• **Stated goal**: Reproduce only the stretch of entries below that begins at the first line and ends at the line holding "bottom += np.array(vals)".

★ ★ ★

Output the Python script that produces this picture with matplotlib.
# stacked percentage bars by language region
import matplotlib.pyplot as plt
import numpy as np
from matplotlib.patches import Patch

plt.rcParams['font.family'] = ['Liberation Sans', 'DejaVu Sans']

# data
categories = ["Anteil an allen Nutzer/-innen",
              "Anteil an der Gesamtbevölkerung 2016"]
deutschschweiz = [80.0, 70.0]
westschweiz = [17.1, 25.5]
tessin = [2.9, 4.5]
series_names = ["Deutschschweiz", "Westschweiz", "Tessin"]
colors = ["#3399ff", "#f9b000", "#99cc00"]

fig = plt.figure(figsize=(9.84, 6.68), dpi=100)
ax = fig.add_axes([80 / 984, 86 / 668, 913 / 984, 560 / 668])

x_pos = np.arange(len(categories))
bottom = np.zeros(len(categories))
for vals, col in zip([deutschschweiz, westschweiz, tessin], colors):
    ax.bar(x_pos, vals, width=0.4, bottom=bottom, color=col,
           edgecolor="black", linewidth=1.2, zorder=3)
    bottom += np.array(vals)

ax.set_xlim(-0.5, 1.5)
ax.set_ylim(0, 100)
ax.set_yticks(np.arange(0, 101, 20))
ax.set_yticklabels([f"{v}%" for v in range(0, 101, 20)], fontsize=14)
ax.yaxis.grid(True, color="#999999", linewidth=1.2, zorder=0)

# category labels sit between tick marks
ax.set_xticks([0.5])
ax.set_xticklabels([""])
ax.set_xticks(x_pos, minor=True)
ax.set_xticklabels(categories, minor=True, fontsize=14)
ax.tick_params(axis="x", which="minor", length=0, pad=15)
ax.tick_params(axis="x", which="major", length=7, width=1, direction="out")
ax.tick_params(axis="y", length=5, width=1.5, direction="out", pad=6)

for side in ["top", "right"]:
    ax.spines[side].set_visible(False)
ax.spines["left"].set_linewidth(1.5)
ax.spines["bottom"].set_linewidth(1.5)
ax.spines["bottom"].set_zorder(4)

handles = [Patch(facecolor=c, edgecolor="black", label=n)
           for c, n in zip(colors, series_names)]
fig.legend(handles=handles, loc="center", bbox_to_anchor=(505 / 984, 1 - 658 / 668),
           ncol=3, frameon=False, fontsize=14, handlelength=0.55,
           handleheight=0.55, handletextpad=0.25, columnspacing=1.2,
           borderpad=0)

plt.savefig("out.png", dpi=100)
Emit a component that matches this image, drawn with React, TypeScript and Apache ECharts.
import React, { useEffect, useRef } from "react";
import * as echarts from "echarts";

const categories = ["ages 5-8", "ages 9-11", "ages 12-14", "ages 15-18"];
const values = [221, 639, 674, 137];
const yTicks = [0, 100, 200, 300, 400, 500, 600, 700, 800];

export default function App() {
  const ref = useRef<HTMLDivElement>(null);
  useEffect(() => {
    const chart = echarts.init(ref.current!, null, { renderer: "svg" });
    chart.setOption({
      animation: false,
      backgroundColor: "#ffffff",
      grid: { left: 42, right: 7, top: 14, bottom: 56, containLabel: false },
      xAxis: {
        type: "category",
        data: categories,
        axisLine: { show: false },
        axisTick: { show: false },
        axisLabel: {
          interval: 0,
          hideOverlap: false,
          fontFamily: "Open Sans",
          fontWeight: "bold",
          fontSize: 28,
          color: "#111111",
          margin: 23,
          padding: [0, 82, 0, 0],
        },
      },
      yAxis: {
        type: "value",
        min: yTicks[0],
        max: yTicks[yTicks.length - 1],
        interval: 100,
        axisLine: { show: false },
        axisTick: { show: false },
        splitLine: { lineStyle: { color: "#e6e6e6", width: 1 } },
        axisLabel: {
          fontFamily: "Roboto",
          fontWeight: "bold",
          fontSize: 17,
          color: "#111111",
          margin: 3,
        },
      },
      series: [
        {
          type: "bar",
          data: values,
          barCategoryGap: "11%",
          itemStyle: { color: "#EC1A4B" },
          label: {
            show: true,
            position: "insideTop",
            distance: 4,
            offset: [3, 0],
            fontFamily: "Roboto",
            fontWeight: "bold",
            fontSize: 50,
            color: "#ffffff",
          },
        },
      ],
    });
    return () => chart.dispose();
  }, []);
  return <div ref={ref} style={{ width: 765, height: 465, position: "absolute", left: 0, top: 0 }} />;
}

★ ★ ★

• **Output below**:
Output the Python script that produces this picture with matplotlib.
# stacked percentage bars by language region
import matplotlib.pyplot as plt
import numpy as np
from matplotlib.patches import Patch

plt.rcParams['font.family'] = ['Liberation Sans', 'DejaVu Sans']

# data
categories = ["Anteil an allen Nutzer/-innen",
              "Anteil an der Gesamtbevölkerung 2016"]
deutschschweiz = [80.0, 70.0]
westschweiz = [17.1, 25.5]
tessin = [2.9, 4.5]
series_names = ["Deutschschweiz", "Westschweiz", "Tessin"]
colors = ["#3399ff", "#f9b000", "#99cc00"]

fig = plt.figure(figsize=(9.84, 6.68), dpi=100)
ax = fig.add_axes([80 / 984, 86 / 668, 913 / 984, 560 / 668])

x_pos = np.arange(len(categories))
bottom = np.zeros(len(categories))
for vals, col in zip([deutschschweiz, westschweiz, tessin], colors):
    ax.bar(x_pos, vals, width=0.4, bottom=bottom, color=col,
           edgecolor="black", linewidth=1.2, zorder=3)
    bottom += np.array(vals)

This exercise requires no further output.